**Task details**:
Reproduce the listing word for word. Skip any image.

**Input data**:
begin
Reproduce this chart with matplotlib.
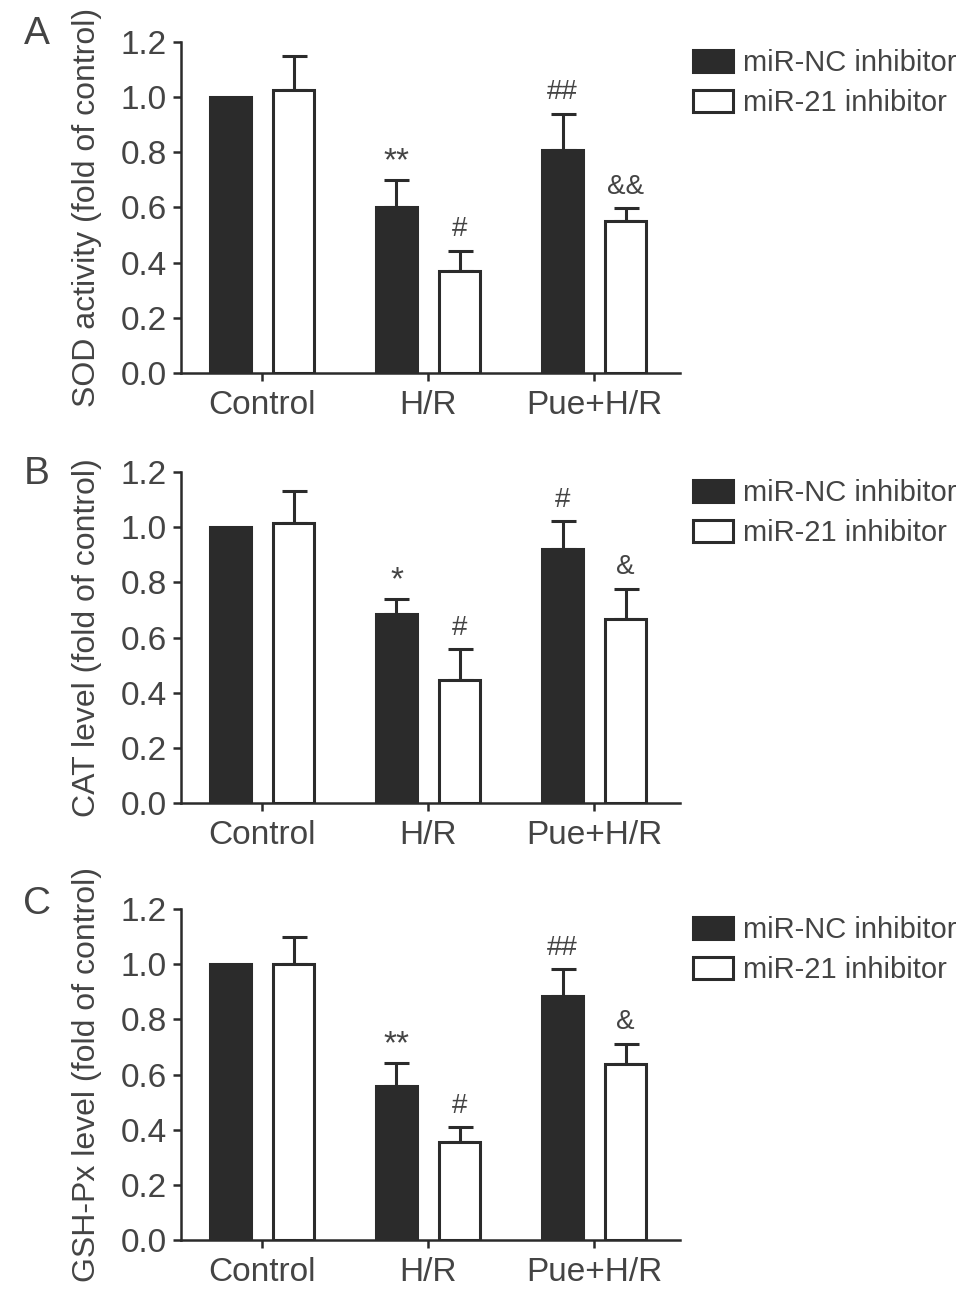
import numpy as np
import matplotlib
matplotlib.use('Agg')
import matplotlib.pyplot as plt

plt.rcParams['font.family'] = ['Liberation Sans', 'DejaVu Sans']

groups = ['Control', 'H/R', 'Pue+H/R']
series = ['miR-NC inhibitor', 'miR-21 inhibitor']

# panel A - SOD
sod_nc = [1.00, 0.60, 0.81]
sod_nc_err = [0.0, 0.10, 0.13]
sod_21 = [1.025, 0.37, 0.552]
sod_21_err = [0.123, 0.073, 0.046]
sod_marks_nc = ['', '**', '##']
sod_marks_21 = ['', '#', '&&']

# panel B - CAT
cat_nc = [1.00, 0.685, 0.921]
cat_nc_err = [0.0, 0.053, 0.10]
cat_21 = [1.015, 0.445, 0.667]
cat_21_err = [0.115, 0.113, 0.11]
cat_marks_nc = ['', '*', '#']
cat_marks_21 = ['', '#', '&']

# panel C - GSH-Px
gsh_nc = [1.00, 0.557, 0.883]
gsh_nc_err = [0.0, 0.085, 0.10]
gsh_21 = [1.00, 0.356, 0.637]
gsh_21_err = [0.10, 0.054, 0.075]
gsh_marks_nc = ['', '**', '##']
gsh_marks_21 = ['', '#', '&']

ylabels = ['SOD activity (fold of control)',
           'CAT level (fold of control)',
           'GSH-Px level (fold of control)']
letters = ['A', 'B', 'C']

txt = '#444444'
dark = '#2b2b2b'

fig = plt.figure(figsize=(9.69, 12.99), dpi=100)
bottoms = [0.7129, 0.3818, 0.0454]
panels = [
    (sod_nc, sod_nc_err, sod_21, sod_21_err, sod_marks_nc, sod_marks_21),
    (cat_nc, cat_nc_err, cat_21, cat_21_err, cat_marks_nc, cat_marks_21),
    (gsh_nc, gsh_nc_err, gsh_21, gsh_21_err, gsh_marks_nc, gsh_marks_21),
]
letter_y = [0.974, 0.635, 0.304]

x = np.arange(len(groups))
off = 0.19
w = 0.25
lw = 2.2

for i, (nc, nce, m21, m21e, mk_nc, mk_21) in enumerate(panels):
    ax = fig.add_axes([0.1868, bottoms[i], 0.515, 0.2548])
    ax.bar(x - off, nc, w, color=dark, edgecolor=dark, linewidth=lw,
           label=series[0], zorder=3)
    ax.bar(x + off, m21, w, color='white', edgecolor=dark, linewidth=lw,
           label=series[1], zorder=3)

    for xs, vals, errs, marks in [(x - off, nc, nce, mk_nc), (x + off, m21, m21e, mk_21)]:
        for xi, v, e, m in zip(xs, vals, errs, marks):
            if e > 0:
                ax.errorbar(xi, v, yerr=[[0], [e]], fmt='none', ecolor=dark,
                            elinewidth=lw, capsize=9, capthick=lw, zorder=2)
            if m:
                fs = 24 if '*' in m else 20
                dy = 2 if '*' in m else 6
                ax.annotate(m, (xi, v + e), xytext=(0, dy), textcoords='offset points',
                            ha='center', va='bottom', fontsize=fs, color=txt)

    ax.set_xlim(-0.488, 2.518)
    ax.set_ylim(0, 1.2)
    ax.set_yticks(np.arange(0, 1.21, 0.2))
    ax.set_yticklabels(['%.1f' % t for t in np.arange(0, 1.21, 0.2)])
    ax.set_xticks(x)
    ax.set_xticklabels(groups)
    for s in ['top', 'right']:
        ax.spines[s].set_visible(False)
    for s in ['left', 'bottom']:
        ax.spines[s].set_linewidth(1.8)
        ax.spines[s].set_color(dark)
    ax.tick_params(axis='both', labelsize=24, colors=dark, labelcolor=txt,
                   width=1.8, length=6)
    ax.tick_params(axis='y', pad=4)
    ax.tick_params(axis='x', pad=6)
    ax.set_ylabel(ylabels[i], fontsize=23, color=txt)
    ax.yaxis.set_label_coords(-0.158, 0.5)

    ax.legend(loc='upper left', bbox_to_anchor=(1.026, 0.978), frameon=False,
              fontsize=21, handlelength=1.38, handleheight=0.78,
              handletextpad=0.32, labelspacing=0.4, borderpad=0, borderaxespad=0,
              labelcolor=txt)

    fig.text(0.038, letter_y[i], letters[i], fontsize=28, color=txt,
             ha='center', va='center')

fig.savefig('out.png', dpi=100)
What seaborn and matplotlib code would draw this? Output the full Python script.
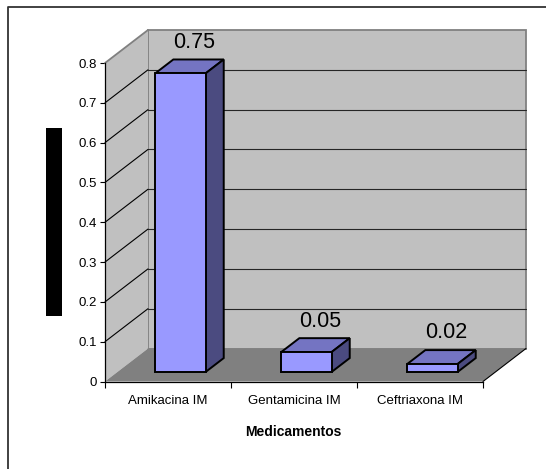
end
**Solution**:
Reproduce this chart with matplotlib.
import numpy as np
import matplotlib
matplotlib.use('Agg')
import matplotlib.pyplot as plt

plt.rcParams['font.family'] = ['Liberation Sans', 'DejaVu Sans']

groups = ['Control', 'H/R', 'Pue+H/R']
series = ['miR-NC inhibitor', 'miR-21 inhibitor']

# panel A - SOD
sod_nc = [1.00, 0.60, 0.81]
sod_nc_err = [0.0, 0.10, 0.13]
sod_21 = [1.025, 0.37, 0.552]
sod_21_err = [0.123, 0.073, 0.046]
sod_marks_nc = ['', '**', '##']
sod_marks_21 = ['', '#', '&&']

# panel B - CAT
cat_nc = [1.00, 0.685, 0.921]
cat_nc_err = [0.0, 0.053, 0.10]
cat_21 = [1.015, 0.445, 0.667]
cat_21_err = [0.115, 0.113, 0.11]
cat_marks_nc = ['', '*', '#']
cat_marks_21 = ['', '#', '&']

# panel C - GSH-Px
gsh_nc = [1.00, 0.557, 0.883]
gsh_nc_err = [0.0, 0.085, 0.10]
gsh_21 = [1.00, 0.356, 0.637]
gsh_21_err = [0.10, 0.054, 0.075]
gsh_marks_nc = ['', '**', '##']
gsh_marks_21 = ['', '#', '&']

ylabels = ['SOD activity (fold of control)',
           'CAT level (fold of control)',
           'GSH-Px level (fold of control)']
letters = ['A', 'B', 'C']

txt = '#444444'
dark = '#2b2b2b'

fig = plt.figure(figsize=(9.69, 12.99), dpi=100)
bottoms = [0.7129, 0.3818, 0.0454]
panels = [
    (sod_nc, sod_nc_err, sod_21, sod_21_err, sod_marks_nc, sod_marks_21),
    (cat_nc, cat_nc_err, cat_21, cat_21_err, cat_marks_nc, cat_marks_21),
    (gsh_nc, gsh_nc_err, gsh_21, gsh_21_err, gsh_marks_nc, gsh_marks_21),
]
letter_y = [0.974, 0.635, 0.304]

x = np.arange(len(groups))
off = 0.19
w = 0.25
lw = 2.2

for i, (nc, nce, m21, m21e, mk_nc, mk_21) in enumerate(panels):
    ax = fig.add_axes([0.1868, bottoms[i], 0.515, 0.2548])
    ax.bar(x - off, nc, w, color=dark, edgecolor=dark, linewidth=lw,
           label=series[0], zorder=3)
    ax.bar(x + off, m21, w, color='white', edgecolor=dark, linewidth=lw,
           label=series[1], zorder=3)

    for xs, vals, errs, marks in [(x - off, nc, nce, mk_nc), (x + off, m21, m21e, mk_21)]:
        for xi, v, e, m in zip(xs, vals, errs, marks):
            if e > 0:
                ax.errorbar(xi, v, yerr=[[0], [e]], fmt='none', ecolor=dark,
                            elinewidth=lw, capsize=9, capthick=lw, zorder=2)
            if m:
                fs = 24 if '*' in m else 20
                dy = 2 if '*' in m else 6
                ax.annotate(m, (xi, v + e), xytext=(0, dy), textcoords='offset points',
                            ha='center', va='bottom', fontsize=fs, color=txt)

    ax.set_xlim(-0.488, 2.518)
    ax.set_ylim(0, 1.2)
    ax.set_yticks(np.arange(0, 1.21, 0.2))
    ax.set_yticklabels(['%.1f' % t for t in np.arange(0, 1.21, 0.2)])
    ax.set_xticks(x)
    ax.set_xticklabels(groups)
    for s in ['top', 'right']:
        ax.spines[s].set_visible(False)
    for s in ['left', 'bottom']:
        ax.spines[s].set_linewidth(1.8)
        ax.spines[s].set_color(dark)
    ax.tick_params(axis='both', labelsize=24, colors=dark, labelcolor=txt,
                   width=1.8, length=6)
    ax.tick_params(axis='y', pad=4)
    ax.tick_params(axis='x', pad=6)
    ax.set_ylabel(ylabels[i], fontsize=23, color=txt)
    ax.yaxis.set_label_coords(-0.158, 0.5)

    ax.legend(loc='upper left', bbox_to_anchor=(1.026, 0.978), frameon=False,
              fontsize=21, handlelength=1.38, handleheight=0.78,
              handletextpad=0.32, labelspacing=0.4, borderpad=0, borderaxespad=0,
              labelcolor=txt)

    fig.text(0.038, letter_y[i], letters[i], fontsize=28, color=txt,
             ha='center', va='center')

fig.savefig('out.png', dpi=100)
What seaborn and matplotlib code would draw this? Output the full Python script.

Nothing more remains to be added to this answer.